Israel: Growth rebounds in Q3 on stronger private consumption
The economy expanded 4.1% in quarter-on-quarter, seasonally-adjusted annualized rate terms (qoq SAAR) in the third quarter, considerably exceeding Q2’s upwardly revised 0.8% expansion (previously reported: +0.6% qoq SAAR). However, excluding net taxes on imports—which have introduced heightened variation in GDP data so far this year—underlying momentum was fairly stable (Q3: +3.7% qoq SAAR; Q2: +2.9% qoq SAAR).
Private consumption increased 2.8% SAAR (Q2: -0.8%) on higher consumption of durable goods, likely linked to a renewed spate of vehicle purchases. Fixed investment continued to fall (Q3: -6.1%; Q2: -4.7%), again likely due in part to volatility in vehicle imports. Investment in machinery and equipment also declined.

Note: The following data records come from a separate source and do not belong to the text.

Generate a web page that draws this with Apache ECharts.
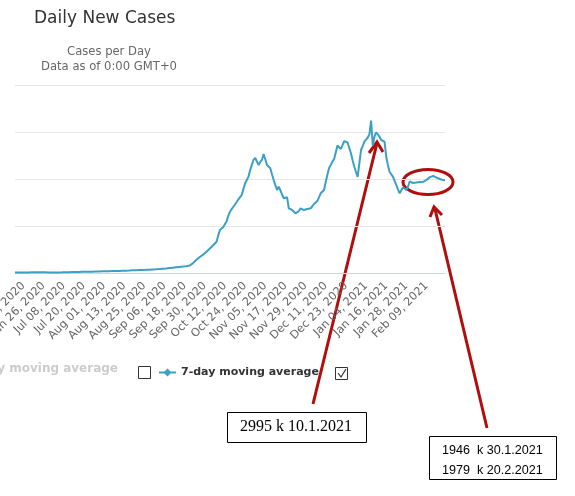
<!DOCTYPE html>
<html>
<head>
<meta charset="utf-8">
<script src="https://cdn.jsdelivr.net/npm/echarts@6/dist/echarts.min.js"></script>
<style>
  html, body { margin: 0; padding: 0; background: #fff; }
  #chart { width: 575px; height: 496px; }
</style>
</head>
<body>
<div id="chart"></div>
<script>
// first day shown and how many days
var startDay = Date.UTC(2020, 5, 9)
var dayCount = 257

// 7-day moving average (Jun 9 2020 .. Feb 20 2021)
var avg7 = [
  8, 9, 9, 10, 11, 11, 12, 12, 13, 13,
  14, 14, 15, 15, 16, 16, 15, 15, 14, 14,
  13, 13, 12, 12, 12, 13, 13, 14, 14, 15,
  16, 17, 18, 19, 20, 21, 22, 23, 23, 24,
  24, 25, 25, 26, 27, 28, 29, 30, 31, 32,
  33, 34, 35, 36, 37, 38, 39, 40, 41, 42,
  43, 44, 45, 46, 47, 48, 49, 50, 52, 54,
  56, 58, 60, 62, 64, 65, 66, 66, 67, 68,
  70, 72, 74, 76, 78, 80, 83, 86, 90, 93,
  96, 100, 104, 108, 112, 116, 120, 124, 128, 132,
  136, 140, 145, 150, 160, 180, 210, 240, 280, 310,
  340, 360, 390, 420, 453, 480, 520, 560, 590, 630,
  666, 800, 915, 950, 980, 1000, 1100, 1220, 1304, 1360,
  1410, 1447, 1510, 1568, 1600, 1660, 1790, 1909, 1980, 2050,
  2190, 2300, 2405, 2450, 2440, 2298, 2360, 2405, 2532, 2420,
  2298, 2260, 2228, 2100, 1979, 1870, 1766, 1836, 1760, 1670,
  1590, 1600, 1611, 1377, 1360, 1341, 1300, 1270, 1255, 1320,
  1377, 1360, 1340, 1341, 1360, 1370, 1377, 1420, 1468, 1500,
  1530, 1553, 1696, 1730, 1766, 1943, 2090, 2234, 2300, 2370,
  2426, 2570, 2713, 2680, 2639, 2720, 2805, 2800, 2777, 2660,
  2547, 2400, 2262, 2150, 2043, 2330, 2617, 2700, 2794, 2840,
  2883, 2950, 3241, 2713, 2900, 2995, 2973, 2900, 2830, 2810,
  2794, 2475, 2300, 2156, 2100, 2050, 1960, 1873, 1780, 1696,
  1760, 1824, 1790, 1766, 1840, 1946, 1910, 1915, 1922, 1925,
  1930, 1935, 1938, 1940, 1943, 1980, 2015, 2040, 2055, 2064,
  2050, 2030, 2015, 2000, 1990, 1975, 1979
]

var yTicks = [0, 1000, 2000, 3000, 4000]

// annotation texts
var note1 = ['2995 k 10.1.2021']
var note2 = ['1946  k 30.1.2021', '1979  k 20.2.2021']

var monthNames = ['Jan', 'Feb', 'Mar', 'Apr', 'May', 'Jun', 'Jul', 'Aug', 'Sep', 'Oct', 'Nov', 'Dec']
var days = []
for (var i = 0; i < dayCount; i++) {
  var d = new Date(startDay + i * 86400000)
  var dd = d.getUTCDate()
  days.push(monthNames[d.getUTCMonth()] + ' ' + (dd < 10 ? '0' + dd : dd) + ', ' + d.getUTCFullYear())
}

var red = '#b00d0d'
var blue = '#3aa0c6'

var chart = echarts.init(document.getElementById('chart'))

chart.setOption({
  animation: false,
  title: [
    {
      text: 'Daily New Cases',
      left: 29, top: 5,
      textStyle: { fontFamily: 'DejaVu Sans', fontSize: 17, fontWeight: 'normal', color: '#333' }
    },
    {
      text: 'Cases per Day\nData as of 0:00 GMT+0',
      left: 104, top: 39, textAlign: 'center',
      textStyle: { fontFamily: 'DejaVu Sans', fontSize: 11.6, fontWeight: 'normal', color: '#666', lineHeight: 15 }
    }
  ],
  legend: {
    data: ['7-day moving average'],
    left: 153, top: 362,
    itemWidth: 17, itemHeight: 10, itemGap: 4,
    textStyle: { fontFamily: 'DejaVu Sans', fontSize: 11, fontWeight: 'bold', color: '#333' }
  },
  grid: { left: 15, right: 130, top: 85, bottom: 223, containLabel: false, outerBoundsMode: 'none' },
  xAxis: {
    type: 'category',
    data: days,
    boundaryGap: false,
    axisLine: { lineStyle: { color: '#ccd6eb' } },
    axisTick: { show: false },
    axisLabel: {
      rotate: 45,
      margin: 11,
      fontFamily: 'DejaVu Sans',
      fontSize: 11.3,
      color: '#666',
      interval: function (idx) { return (idx - 5) % 12 === 0 }
    }
  },
  yAxis: {
    type: 'value',
    min: yTicks[0], max: yTicks[yTicks.length - 1], interval: 1000,
    axisLabel: { show: false },
    axisLine: { show: false },
    axisTick: { show: false },
    splitLine: { lineStyle: { color: '#e6e6e6' } }
  },
  series: [{
    name: '7-day moving average',
    type: 'line',
    data: avg7,
    showSymbol: false,
    symbol: 'diamond',
    symbolSize: 8,
    itemStyle: { color: blue },
    lineStyle: { color: blue, width: 2 }
  }],
  graphic: [
    // greyed, cut off legend item
    { type: 'text', right: 575 - 118, top: 363,
      style: { text: '3-day moving average', fill: '#cccccc', font: 'bold 12px DejaVu Sans' } },
    { type: 'rect', shape: { x: 138.5, y: 366.5, width: 12, height: 12 },
      style: { fill: '#fff', stroke: '#333', lineWidth: 1 } },
    { type: 'rect', shape: { x: 335.5, y: 367.5, width: 12, height: 12 },
      style: { fill: '#fff', stroke: '#333', lineWidth: 1 } },
    { type: 'polyline', shape: { points: [[338, 373], [341, 377], [346, 369]] },
      style: { stroke: '#333', lineWidth: 1.2, fill: null } },

    // red annotations
    { type: 'line', shape: { x1: 313, y1: 404, x2: 377, y2: 143 },
      style: { stroke: red, lineWidth: 3 } },
    { type: 'polyline', shape: { points: [[369, 153], [377, 142], [383, 152]] },
      style: { stroke: red, lineWidth: 3, fill: null } },
    { type: 'line', shape: { x1: 487, y1: 428, x2: 435, y2: 209 },
      style: { stroke: red, lineWidth: 3 } },
    { type: 'polyline', shape: { points: [[430, 217], [434, 207], [442, 215]] },
      style: { stroke: red, lineWidth: 3, fill: null } },
    { type: 'ellipse', shape: { cx: 428, cy: 182, rx: 25, ry: 12.5 },
      style: { stroke: red, lineWidth: 3, fill: null } },

    { type: 'rect', shape: { x: 227.5, y: 412.5, width: 139, height: 30 },
      style: { fill: '#fff', stroke: '#000', lineWidth: 1 } },
    { type: 'text', x: 240, y: 419,
      style: { text: note1[0], fill: '#000', font: '16px Liberation Serif' } },

    { type: 'rect', shape: { x: 429.5, y: 436.5, width: 127, height: 43 },
      style: { fill: '#fff', stroke: '#000', lineWidth: 1 } },
    { type: 'text', x: 442, y: 441,
      style: { text: note2.join('\n'), fill: '#000', font: '12.6px Liberation Sans', lineHeight: 20 } }
  ]
})
</script>
</body>
</html>
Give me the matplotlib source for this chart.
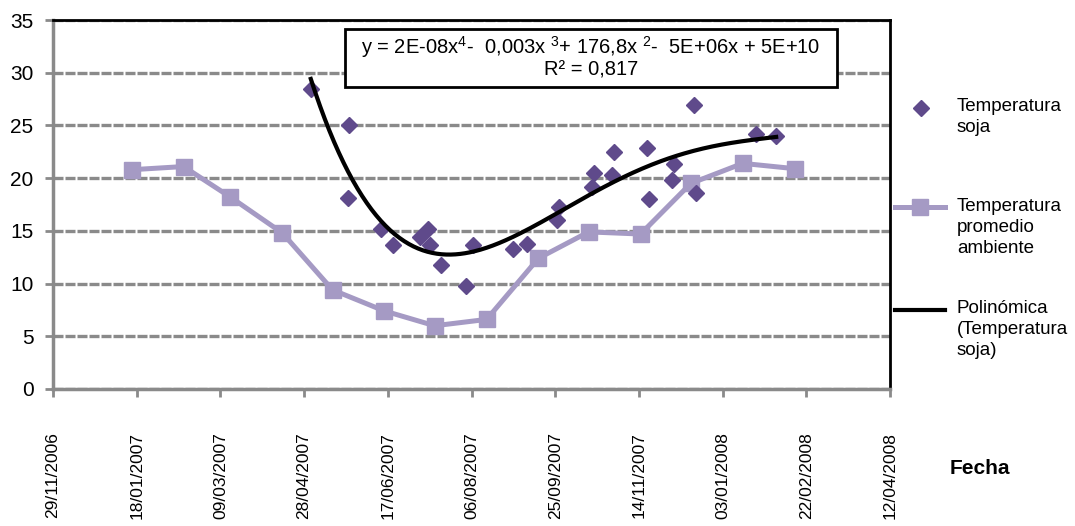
import numpy as np
import pandas as pd
import matplotlib
matplotlib.use("Agg")
import matplotlib.pyplot as plt
import matplotlib.dates as mdates
from matplotlib.lines import Line2D
from matplotlib.patches import Rectangle

# temperatura promedio ambiente (mensual)
amb_dates = ["15/01/2007", "15/02/2007", "15/03/2007", "15/04/2007", "15/05/2007",
             "15/06/2007", "15/07/2007", "15/08/2007", "15/09/2007", "15/10/2007",
             "15/11/2007", "15/12/2007", "15/01/2008", "15/02/2008"]
amb_temp = [20.8, 21.1, 18.2, 14.8, 9.4, 7.4, 6.0, 6.6, 12.4, 14.9, 14.7, 19.5, 21.4, 20.9]

# temperatura medida en soja
soja_dates = ["02/05/2007", "25/05/2007", "24/05/2007", "13/06/2007", "20/06/2007",
              "06/07/2007", "11/07/2007", "12/07/2007", "19/07/2007", "03/08/2007",
              "07/08/2007", "31/08/2007", "08/09/2007", "26/09/2007", "27/09/2007",
              "17/10/2007", "18/10/2007", "29/10/2007", "30/10/2007", "19/11/2007",
              "20/11/2007", "04/12/2007", "05/12/2007", "17/12/2007", "18/12/2007",
              "23/01/2008", "04/02/2008"]
soja_temp = [28.5, 25.0, 18.1, 15.2, 13.7, 14.4, 15.2, 13.7, 11.8, 9.8,
             13.7, 13.3, 13.8, 16.0, 17.3, 19.2, 20.5, 20.3, 22.5, 22.9,
             18.0, 19.8, 21.3, 26.9, 18.6, 24.2, 24.0]

x_start, x_end = "29/11/2006", "12/04/2008"
eq_line1 = "y = 2E-08x$^{4}$-  0,003x $^{3}$+ 176,8x $^{2}$-  5E+06x + 5E+10"
eq_line2 = "R² = 0,817"

plt.rcParams['font.family'] = ['Liberation Sans', 'DejaVu Sans']
plt.rcParams['mathtext.fontset'] = 'custom'
plt.rcParams['mathtext.rm'] = 'Liberation Sans'
plt.rcParams['mathtext.it'] = 'Liberation Sans'

DARK = '#5f4a8b'
LIGHT = '#a59ac4'
GRID = '#8a8a8a'

amb_x = pd.to_datetime(amb_dates, format="%d/%m/%Y")
soja_x = pd.to_datetime(soja_dates, format="%d/%m/%Y")
x0 = pd.to_datetime(x_start, format="%d/%m/%Y")
x1 = pd.to_datetime(x_end, format="%d/%m/%Y")

W, H = 1075, 526
fig = plt.figure(figsize=(W / 100, H / 100), dpi=100)
ax = fig.add_axes([53 / W, 1 - 389 / H, (890 - 53) / W, (389 - 20) / H])

def fy(py):
    return 1 - py / H

ax.plot(amb_x, amb_temp, color=LIGHT, lw=3.6, marker='s', ms=12, zorder=3)
ax.plot(soja_x, soja_temp, ls='none', marker='D', ms=8, color=DARK, zorder=4)

# ajuste polinómico de orden 4
days = (soja_x - soja_x[0]).days.values.astype(float)
coef = np.polyfit(days, soja_temp, 4)
d_fit = np.linspace(days.min(), days.max(), 300)
fit_x = soja_x[0] + pd.to_timedelta(d_fit, unit='D')
ax.plot(fit_x, np.polyval(coef, d_fit), color='black', lw=3, zorder=5)

ax.set_ylim(0, 35)
ax.set_yticks(range(0, 36, 5))
ax.set_xlim(x0, x1)
ax.set_xticks(pd.date_range(x0, x1, freq='50D'))
ax.xaxis.set_major_formatter(mdates.DateFormatter('%d/%m/%Y'))
for lbl in ax.get_xticklabels():
    lbl.set_rotation(90)
    lbl.set_fontsize(12.5)
ax.tick_params(axis='y', labelsize=15, length=6, width=2, color=GRID, pad=8)
ax.tick_params(axis='x', length=6, width=2, color=GRID, pad=25)

ax.grid(axis='y', color=GRID, lw=2.4, ls=(0, (3, 0.6)))
ax.set_axisbelow(True)
for side in ('left', 'bottom'):
    ax.spines[side].set_color(GRID)
    ax.spines[side].set_linewidth(2.5)
for side in ('top', 'right'):
    ax.spines[side].set_color('black')
    ax.spines[side].set_linewidth(2)

# recuadro con la ecuación de la línea de tendencia
fig.add_artist(Rectangle((345 / W, fy(87)), 492 / W, 58 / H, transform=fig.transFigure,
                         fc='white', ec='black', lw=2, zorder=6))
fig.text(591 / W, fy(47), eq_line1, ha='center', va='center', fontsize=14.5, zorder=7)
fig.text(591 / W, fy(70), eq_line2, ha='center', va='center', fontsize=14.5, zorder=7)

fig.text(980 / W, fy(468), 'Fecha', ha='center', va='center',
         fontsize=15, fontweight='bold')

# leyenda
fig.add_artist(Line2D([921 / W], [fy(108)], marker='D', ms=8, color=DARK, ls='none'))
fig.add_artist(Line2D([895 / W, 945 / W], [fy(207), fy(207)], color=LIGHT, lw=3.6))
fig.add_artist(Line2D([920 / W], [fy(207)], marker='s', ms=12, color=LIGHT, ls='none'))
fig.add_artist(Line2D([895 / W, 945 / W], [fy(310), fy(310)], color='black', lw=3))

legend_items = [(108, 'Temperatura\nsoja'),
                (208, 'Temperatura\npromedio\nambiente'),
                (310, 'Polinómica\n(Temperatura\nsoja)')]
for py, label in legend_items:
    fig.text(957 / W, fy(py - 10), label, ha='left', va='top', fontsize=13.5,
             linespacing=1.3)

fig.savefig('out.png', dpi=100)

Government spending, conversely, rose 4.2% in Q3, having surged 13.5% in the previous quarter.
On the external front, exports of goods and services plunged 8.4% in the quarter (Q2: +2.9%), while imports were up 1.9% (Q2: +2.5%). As a result, the external sector subtracted 3.1 percentage points from growth, contrasting the 0.1 percentage-point contribution in Q2.
Looking ahead, growth should be resilient, supported by a strong labor market and expansionary monetary policy. Furthermore, developments in the gas sector should boost industrial output, as operations at the Leviathan gas field come online toward the end of 2019.